* Start Recorded data *
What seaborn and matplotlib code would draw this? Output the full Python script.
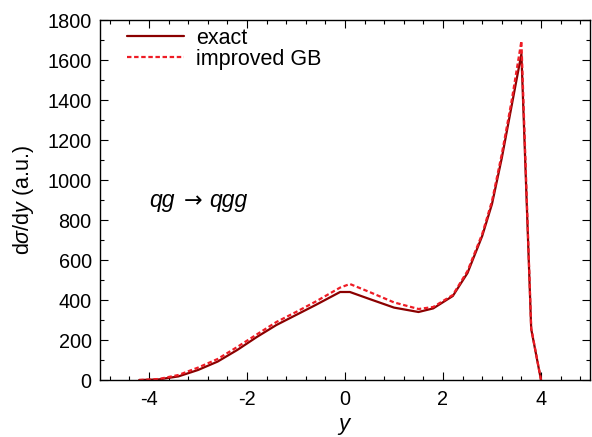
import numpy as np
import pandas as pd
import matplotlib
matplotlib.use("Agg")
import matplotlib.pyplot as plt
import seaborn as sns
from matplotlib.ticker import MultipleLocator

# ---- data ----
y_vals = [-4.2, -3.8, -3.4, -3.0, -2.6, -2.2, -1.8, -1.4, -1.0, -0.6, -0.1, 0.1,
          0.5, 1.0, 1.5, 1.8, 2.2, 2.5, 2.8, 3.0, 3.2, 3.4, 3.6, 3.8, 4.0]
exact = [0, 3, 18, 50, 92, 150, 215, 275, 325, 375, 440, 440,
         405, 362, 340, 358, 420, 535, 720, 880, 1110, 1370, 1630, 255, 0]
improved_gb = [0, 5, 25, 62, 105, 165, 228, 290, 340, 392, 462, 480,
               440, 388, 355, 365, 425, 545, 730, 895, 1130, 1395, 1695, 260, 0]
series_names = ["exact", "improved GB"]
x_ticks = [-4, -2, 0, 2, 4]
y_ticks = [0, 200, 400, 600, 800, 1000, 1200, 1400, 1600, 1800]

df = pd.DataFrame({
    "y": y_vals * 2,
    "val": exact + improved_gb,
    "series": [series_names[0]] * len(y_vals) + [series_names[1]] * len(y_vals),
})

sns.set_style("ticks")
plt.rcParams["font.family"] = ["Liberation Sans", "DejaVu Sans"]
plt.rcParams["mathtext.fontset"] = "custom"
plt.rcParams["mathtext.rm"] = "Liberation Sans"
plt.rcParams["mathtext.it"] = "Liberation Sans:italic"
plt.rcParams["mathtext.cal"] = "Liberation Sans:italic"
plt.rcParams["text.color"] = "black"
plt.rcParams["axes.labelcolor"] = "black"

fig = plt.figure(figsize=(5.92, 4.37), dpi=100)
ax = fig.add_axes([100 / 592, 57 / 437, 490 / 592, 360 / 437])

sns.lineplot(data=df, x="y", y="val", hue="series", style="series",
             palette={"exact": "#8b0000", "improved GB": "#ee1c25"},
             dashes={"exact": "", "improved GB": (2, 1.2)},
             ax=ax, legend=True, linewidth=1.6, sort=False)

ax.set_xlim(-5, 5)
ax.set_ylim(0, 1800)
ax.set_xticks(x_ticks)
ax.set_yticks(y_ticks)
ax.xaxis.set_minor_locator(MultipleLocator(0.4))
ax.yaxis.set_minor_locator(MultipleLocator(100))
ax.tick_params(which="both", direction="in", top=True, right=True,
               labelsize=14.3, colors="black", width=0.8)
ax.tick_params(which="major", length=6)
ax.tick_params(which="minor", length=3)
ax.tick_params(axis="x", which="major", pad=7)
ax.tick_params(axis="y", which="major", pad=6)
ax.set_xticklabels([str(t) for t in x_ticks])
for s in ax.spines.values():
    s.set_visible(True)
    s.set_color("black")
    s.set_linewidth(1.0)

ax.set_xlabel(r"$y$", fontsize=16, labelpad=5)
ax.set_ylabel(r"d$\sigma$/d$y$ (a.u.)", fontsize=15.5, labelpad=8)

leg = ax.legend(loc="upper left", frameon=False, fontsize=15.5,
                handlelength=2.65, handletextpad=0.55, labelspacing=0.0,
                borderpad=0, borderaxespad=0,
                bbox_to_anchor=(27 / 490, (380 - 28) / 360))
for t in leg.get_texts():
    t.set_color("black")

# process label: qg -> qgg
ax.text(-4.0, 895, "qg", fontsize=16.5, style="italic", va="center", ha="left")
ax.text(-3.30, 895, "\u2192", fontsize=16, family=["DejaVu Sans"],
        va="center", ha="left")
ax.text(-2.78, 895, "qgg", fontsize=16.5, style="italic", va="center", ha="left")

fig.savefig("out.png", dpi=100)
* End Recorded data *
**Work to complete**
Tell how many lines of the material above hold "matplotlib", answering with a bare number.

**Result for this exercise**
5